Focus your mind on the top of your forehead first. Try to make the muscles in your forehead move. Furrow your brow, lift your eyebrows, and then focus a couple of seconds on trying to make it relax. You may find that you can feel your ears' movement during this time, and the upper portions of your neck will pull. If you feel the skin tightening around your ears and neck, you are off to a great head start. If not, don't worry about it; it merely means you may not be accustom to these muscle changes, and time will help you gain a greater awareness of your body.

Next, focus on squeezing your eyes shut for two seconds and then releasing, do this twice and then focus on allowing them to relax.

Now you will move to focus on your nose, scrunch and release as you have with your eyes and brows. Include your cheeks here. Squish and remove, repeat and allow to relax.

The point is to learn to recognize the difference between the tightening and relaxing of the muscles.

The next step is to work on the mouth, tongue, and jaw. These areas are crucial to the vocalist, and I urge you to take your time here to understand these spaces with more depth than you have in the past. You should start by allowing your jaw to go slack. Allow the jaw's relaxation to cause a natural separation of the roof of your mouth and your tongue.

Let your tongue slowly relax entirely. Let your tongue lay resting just behind your front teeth, let it learn to relax; your tongue typically maintains a certain level of tension and will not be accustomed to relaxing, so this may feel strange.
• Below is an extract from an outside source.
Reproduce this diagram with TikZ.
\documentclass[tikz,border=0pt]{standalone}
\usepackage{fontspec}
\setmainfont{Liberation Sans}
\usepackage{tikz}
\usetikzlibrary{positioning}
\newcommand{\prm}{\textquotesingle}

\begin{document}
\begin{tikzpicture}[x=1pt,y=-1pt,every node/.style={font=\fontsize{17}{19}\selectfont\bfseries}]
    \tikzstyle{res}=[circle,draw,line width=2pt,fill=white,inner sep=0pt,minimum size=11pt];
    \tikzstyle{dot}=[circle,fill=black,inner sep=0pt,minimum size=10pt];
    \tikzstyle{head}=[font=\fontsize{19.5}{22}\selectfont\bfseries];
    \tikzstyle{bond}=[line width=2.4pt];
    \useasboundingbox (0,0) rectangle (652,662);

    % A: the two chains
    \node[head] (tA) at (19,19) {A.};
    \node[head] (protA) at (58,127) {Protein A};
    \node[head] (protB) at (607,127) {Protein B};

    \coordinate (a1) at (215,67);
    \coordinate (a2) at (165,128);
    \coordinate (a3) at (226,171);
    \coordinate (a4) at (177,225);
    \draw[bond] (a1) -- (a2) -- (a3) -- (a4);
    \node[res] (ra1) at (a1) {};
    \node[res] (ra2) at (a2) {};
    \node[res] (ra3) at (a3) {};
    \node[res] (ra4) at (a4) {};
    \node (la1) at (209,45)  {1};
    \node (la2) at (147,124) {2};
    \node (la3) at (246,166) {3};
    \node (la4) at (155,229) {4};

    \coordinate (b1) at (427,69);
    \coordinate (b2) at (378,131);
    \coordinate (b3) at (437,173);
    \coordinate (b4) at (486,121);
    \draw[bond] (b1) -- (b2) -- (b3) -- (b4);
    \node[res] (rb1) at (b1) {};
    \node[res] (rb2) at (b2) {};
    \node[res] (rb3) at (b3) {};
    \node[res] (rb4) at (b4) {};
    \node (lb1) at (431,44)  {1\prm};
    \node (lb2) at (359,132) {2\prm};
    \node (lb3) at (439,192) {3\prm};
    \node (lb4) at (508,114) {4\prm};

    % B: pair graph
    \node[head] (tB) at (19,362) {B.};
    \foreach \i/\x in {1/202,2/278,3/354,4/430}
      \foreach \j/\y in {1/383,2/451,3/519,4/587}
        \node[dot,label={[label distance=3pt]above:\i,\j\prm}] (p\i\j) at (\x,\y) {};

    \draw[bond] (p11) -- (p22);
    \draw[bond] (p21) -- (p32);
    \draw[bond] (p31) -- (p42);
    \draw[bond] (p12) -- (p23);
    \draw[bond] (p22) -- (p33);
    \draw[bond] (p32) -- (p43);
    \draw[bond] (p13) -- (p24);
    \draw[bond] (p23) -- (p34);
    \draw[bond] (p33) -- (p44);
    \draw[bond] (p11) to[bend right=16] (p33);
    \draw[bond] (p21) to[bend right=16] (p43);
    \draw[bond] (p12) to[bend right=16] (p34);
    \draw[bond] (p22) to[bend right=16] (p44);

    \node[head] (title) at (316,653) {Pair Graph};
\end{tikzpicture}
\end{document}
Some will feel the roof of their mouth or hard pallet release just a bit. If you achieve your hard pallet's relaxation, consider yourself incredibly lucky! Your hard pallet is a difficult spot to asses. Keep your lips touching and stay in this place for just a couple more minutes. If you feel the need to use a timer for this, I suggest a full two minutes. This amount of time will allow you to explore continued relaxation. Some will feel little muscles twitch if you are so accustomed to staying tight throughout your jaw. If you have jaw twitching, I suggest doing this exercise more often, daily if possible.
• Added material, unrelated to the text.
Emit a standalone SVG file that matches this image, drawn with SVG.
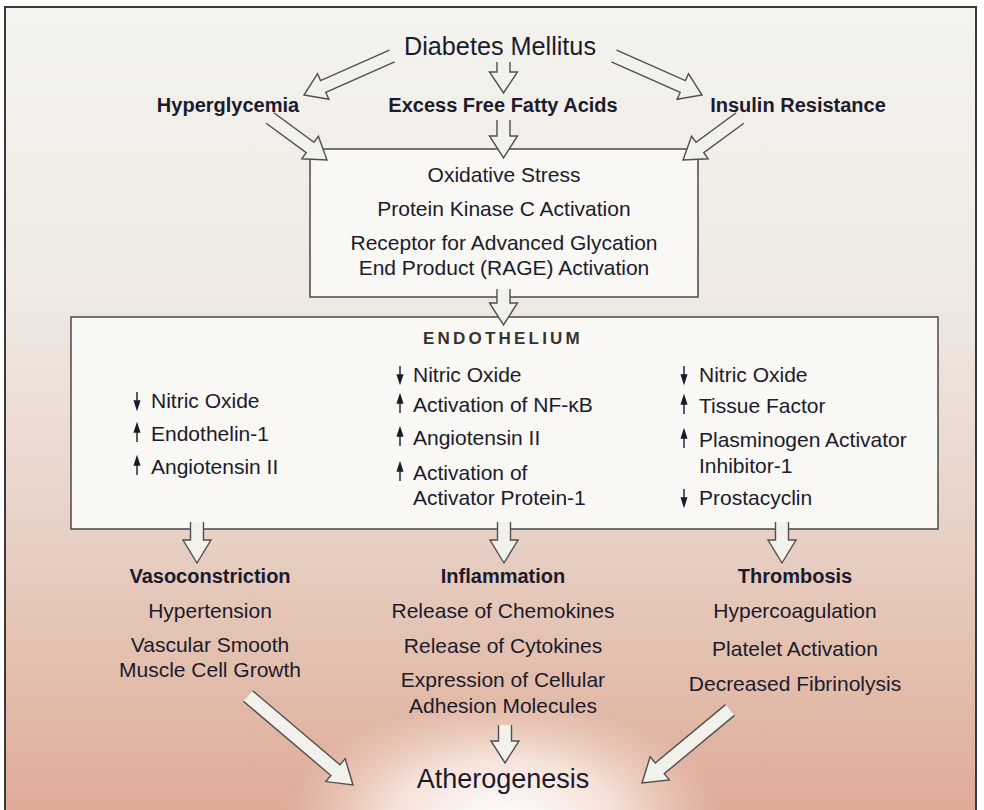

Trying this exercise before bed is a great idea, just lay in bed and focus entirely on your face and jaw muscles.

Moving from your jaw to your neck can feel a tad disconnected. Still, I promise you the continued act of relaxing muscles will help the overall health of your pharyngeal and laryngeal areas, and in turn, give you more freedom while singing!

In the neck area, I like to use my hands to hold tension along the length of my muscles from my skull base to the collar bone and force a more immediate sense of awareness. I like to press along the length of my neck by applying a small amount of pressure to help relax the muscles. Massaging the muscles in your neck from the base of your skull moving down will drive you to a greater sense of relaxation.

Do this regularly to help you gain a more relaxed a free vocal!

Let me know how this exercise works for you!